Figure scripts:
....

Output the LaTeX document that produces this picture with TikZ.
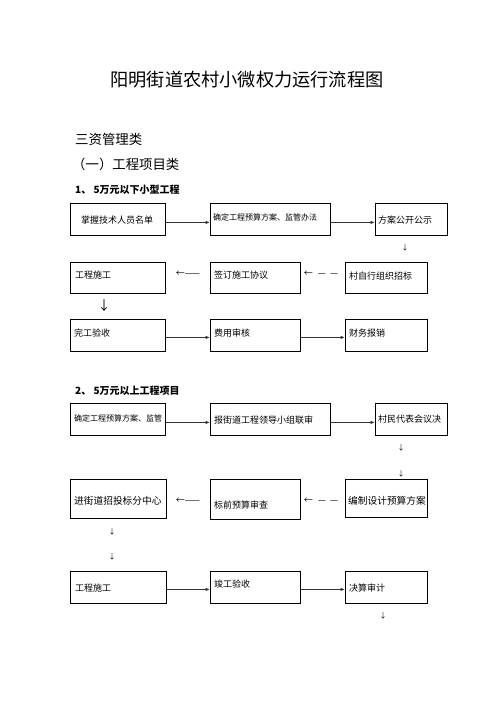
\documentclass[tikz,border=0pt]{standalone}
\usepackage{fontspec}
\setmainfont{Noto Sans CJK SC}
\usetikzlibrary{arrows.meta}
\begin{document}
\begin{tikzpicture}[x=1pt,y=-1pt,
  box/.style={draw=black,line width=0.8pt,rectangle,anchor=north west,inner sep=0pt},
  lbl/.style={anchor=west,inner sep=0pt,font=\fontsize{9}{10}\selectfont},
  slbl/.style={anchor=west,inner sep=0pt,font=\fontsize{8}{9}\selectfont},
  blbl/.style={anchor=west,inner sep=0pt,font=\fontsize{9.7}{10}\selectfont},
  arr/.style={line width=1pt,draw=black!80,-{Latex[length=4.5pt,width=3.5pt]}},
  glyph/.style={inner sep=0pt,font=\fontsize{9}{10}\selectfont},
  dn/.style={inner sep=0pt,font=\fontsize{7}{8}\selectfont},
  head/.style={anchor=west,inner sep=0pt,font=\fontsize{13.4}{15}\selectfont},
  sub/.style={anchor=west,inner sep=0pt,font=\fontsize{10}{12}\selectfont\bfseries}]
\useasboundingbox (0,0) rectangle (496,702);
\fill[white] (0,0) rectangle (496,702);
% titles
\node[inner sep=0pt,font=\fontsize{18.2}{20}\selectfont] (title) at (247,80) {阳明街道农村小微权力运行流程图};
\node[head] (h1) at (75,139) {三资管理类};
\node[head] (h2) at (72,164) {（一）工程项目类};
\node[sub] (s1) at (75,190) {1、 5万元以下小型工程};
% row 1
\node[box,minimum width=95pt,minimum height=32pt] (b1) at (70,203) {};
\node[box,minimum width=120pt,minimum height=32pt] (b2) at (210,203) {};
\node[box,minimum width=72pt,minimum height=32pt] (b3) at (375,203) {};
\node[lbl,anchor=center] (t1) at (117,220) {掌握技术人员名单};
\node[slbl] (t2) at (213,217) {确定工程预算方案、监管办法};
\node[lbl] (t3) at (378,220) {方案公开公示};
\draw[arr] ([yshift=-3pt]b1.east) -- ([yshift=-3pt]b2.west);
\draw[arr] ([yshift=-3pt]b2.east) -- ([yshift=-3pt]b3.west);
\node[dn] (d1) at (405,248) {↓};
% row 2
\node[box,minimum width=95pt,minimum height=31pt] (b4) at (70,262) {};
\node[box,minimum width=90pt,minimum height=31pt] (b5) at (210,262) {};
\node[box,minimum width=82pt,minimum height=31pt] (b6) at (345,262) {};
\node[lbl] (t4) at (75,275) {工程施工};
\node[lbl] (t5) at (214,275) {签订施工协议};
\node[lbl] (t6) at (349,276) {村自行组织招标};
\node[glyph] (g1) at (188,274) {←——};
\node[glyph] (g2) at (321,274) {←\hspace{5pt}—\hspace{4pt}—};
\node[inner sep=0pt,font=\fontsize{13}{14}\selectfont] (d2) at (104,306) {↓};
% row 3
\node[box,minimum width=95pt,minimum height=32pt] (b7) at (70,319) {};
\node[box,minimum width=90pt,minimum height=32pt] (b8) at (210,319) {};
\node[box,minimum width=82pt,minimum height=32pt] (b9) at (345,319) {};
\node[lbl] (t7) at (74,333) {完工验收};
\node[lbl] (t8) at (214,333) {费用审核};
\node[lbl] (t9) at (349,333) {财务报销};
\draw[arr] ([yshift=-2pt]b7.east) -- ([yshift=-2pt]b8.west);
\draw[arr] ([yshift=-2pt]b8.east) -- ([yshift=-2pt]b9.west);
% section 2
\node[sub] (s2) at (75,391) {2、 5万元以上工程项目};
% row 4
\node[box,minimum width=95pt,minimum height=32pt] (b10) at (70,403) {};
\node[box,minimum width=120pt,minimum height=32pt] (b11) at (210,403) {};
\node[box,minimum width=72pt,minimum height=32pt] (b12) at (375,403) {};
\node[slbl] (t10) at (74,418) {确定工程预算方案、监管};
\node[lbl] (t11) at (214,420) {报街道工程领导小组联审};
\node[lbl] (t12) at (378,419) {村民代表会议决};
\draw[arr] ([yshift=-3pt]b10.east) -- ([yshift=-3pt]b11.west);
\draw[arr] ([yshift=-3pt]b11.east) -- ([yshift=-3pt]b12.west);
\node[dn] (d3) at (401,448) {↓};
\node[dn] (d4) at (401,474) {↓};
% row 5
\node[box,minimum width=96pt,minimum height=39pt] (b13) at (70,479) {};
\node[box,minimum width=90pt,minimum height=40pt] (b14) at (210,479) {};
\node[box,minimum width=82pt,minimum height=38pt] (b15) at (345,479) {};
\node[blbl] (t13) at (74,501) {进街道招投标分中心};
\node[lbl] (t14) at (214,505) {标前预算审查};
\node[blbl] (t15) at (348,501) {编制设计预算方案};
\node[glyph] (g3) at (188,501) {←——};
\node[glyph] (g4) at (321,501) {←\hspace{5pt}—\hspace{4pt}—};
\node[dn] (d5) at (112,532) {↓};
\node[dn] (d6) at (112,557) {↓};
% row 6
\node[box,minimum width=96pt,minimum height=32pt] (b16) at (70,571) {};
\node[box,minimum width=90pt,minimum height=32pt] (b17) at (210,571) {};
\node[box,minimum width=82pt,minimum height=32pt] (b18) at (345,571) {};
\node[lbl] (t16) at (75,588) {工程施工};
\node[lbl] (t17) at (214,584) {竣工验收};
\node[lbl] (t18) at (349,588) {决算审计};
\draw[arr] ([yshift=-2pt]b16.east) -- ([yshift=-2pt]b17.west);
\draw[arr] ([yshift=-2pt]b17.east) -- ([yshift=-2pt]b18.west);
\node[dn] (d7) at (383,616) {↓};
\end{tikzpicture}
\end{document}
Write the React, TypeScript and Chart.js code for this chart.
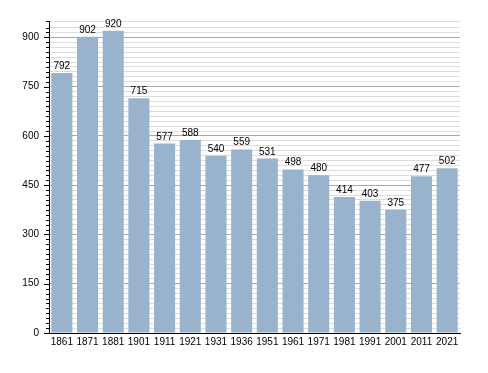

....

CHALLENGE: Copy every entry word for word, but omit the pictures.

SOLUTION:
Output the LaTeX document that produces this picture with TikZ.
\documentclass[tikz,border=0pt]{standalone}
\usepackage{fontspec}
\setmainfont{Noto Sans CJK SC}
\usetikzlibrary{arrows.meta}
\begin{document}
\begin{tikzpicture}[x=1pt,y=-1pt,
  box/.style={draw=black,line width=0.8pt,rectangle,anchor=north west,inner sep=0pt},
  lbl/.style={anchor=west,inner sep=0pt,font=\fontsize{9}{10}\selectfont},
  slbl/.style={anchor=west,inner sep=0pt,font=\fontsize{8}{9}\selectfont},
  blbl/.style={anchor=west,inner sep=0pt,font=\fontsize{9.7}{10}\selectfont},
  arr/.style={line width=1pt,draw=black!80,-{Latex[length=4.5pt,width=3.5pt]}},
  glyph/.style={inner sep=0pt,font=\fontsize{9}{10}\selectfont},
  dn/.style={inner sep=0pt,font=\fontsize{7}{8}\selectfont},
  head/.style={anchor=west,inner sep=0pt,font=\fontsize{13.4}{15}\selectfont},
  sub/.style={anchor=west,inner sep=0pt,font=\fontsize{10}{12}\selectfont\bfseries}]
\useasboundingbox (0,0) rectangle (496,702);
\fill[white] (0,0) rectangle (496,702);
% titles
\node[inner sep=0pt,font=\fontsize{18.2}{20}\selectfont] (title) at (247,80) {阳明街道农村小微权力运行流程图};
\node[head] (h1) at (75,139) {三资管理类};
\node[head] (h2) at (72,164) {（一）工程项目类};
\node[sub] (s1) at (75,190) {1、 5万元以下小型工程};
% row 1
\node[box,minimum width=95pt,minimum height=32pt] (b1) at (70,203) {};
\node[box,minimum width=120pt,minimum height=32pt] (b2) at (210,203) {};
\node[box,minimum width=72pt,minimum height=32pt] (b3) at (375,203) {};
\node[lbl,anchor=center] (t1) at (117,220) {掌握技术人员名单};
\node[slbl] (t2) at (213,217) {确定工程预算方案、监管办法};
\node[lbl] (t3) at (378,220) {方案公开公示};
\draw[arr] ([yshift=-3pt]b1.east) -- ([yshift=-3pt]b2.west);
\draw[arr] ([yshift=-3pt]b2.east) -- ([yshift=-3pt]b3.west);
\node[dn] (d1) at (405,248) {↓};
% row 2
\node[box,minimum width=95pt,minimum height=31pt] (b4) at (70,262) {};
\node[box,minimum width=90pt,minimum height=31pt] (b5) at (210,262) {};
\node[box,minimum width=82pt,minimum height=31pt] (b6) at (345,262) {};
\node[lbl] (t4) at (75,275) {工程施工};
\node[lbl] (t5) at (214,275) {签订施工协议};
\node[lbl] (t6) at (349,276) {村自行组织招标};
\node[glyph] (g1) at (188,274) {←——};
\node[glyph] (g2) at (321,274) {←\hspace{5pt}—\hspace{4pt}—};
\node[inner sep=0pt,font=\fontsize{13}{14}\selectfont] (d2) at (104,306) {↓};
% row 3
\node[box,minimum width=95pt,minimum height=32pt] (b7) at (70,319) {};
\node[box,minimum width=90pt,minimum height=32pt] (b8) at (210,319) {};
\node[box,minimum width=82pt,minimum height=32pt] (b9) at (345,319) {};
\node[lbl] (t7) at (74,333) {完工验收};
\node[lbl] (t8) at (214,333) {费用审核};
\node[lbl] (t9) at (349,333) {财务报销};
\draw[arr] ([yshift=-2pt]b7.east) -- ([yshift=-2pt]b8.west);
\draw[arr] ([yshift=-2pt]b8.east) -- ([yshift=-2pt]b9.west);
% section 2
\node[sub] (s2) at (75,391) {2、 5万元以上工程项目};
% row 4
\node[box,minimum width=95pt,minimum height=32pt] (b10) at (70,403) {};
\node[box,minimum width=120pt,minimum height=32pt] (b11) at (210,403) {};
\node[box,minimum width=72pt,minimum height=32pt] (b12) at (375,403) {};
\node[slbl] (t10) at (74,418) {确定工程预算方案、监管};
\node[lbl] (t11) at (214,420) {报街道工程领导小组联审};
\node[lbl] (t12) at (378,419) {村民代表会议决};
\draw[arr] ([yshift=-3pt]b10.east) -- ([yshift=-3pt]b11.west);
\draw[arr] ([yshift=-3pt]b11.east) -- ([yshift=-3pt]b12.west);
\node[dn] (d3) at (401,448) {↓};
\node[dn] (d4) at (401,474) {↓};
% row 5
\node[box,minimum width=96pt,minimum height=39pt] (b13) at (70,479) {};
\node[box,minimum width=90pt,minimum height=40pt] (b14) at (210,479) {};
\node[box,minimum width=82pt,minimum height=38pt] (b15) at (345,479) {};
\node[blbl] (t13) at (74,501) {进街道招投标分中心};
\node[lbl] (t14) at (214,505) {标前预算审查};
\node[blbl] (t15) at (348,501) {编制设计预算方案};
\node[glyph] (g3) at (188,501) {←——};
\node[glyph] (g4) at (321,501) {←\hspace{5pt}—\hspace{4pt}—};
\node[dn] (d5) at (112,532) {↓};
\node[dn] (d6) at (112,557) {↓};
% row 6
\node[box,minimum width=96pt,minimum height=32pt] (b16) at (70,571) {};
\node[box,minimum width=90pt,minimum height=32pt] (b17) at (210,571) {};
\node[box,minimum width=82pt,minimum height=32pt] (b18) at (345,571) {};
\node[lbl] (t16) at (75,588) {工程施工};
\node[lbl] (t17) at (214,584) {竣工验收};
\node[lbl] (t18) at (349,588) {决算审计};
\draw[arr] ([yshift=-2pt]b16.east) -- ([yshift=-2pt]b17.west);
\draw[arr] ([yshift=-2pt]b17.east) -- ([yshift=-2pt]b18.west);
\node[dn] (d7) at (383,616) {↓};
\end{tikzpicture}
\end{document}
Write the React, TypeScript and Chart.js code for this chart.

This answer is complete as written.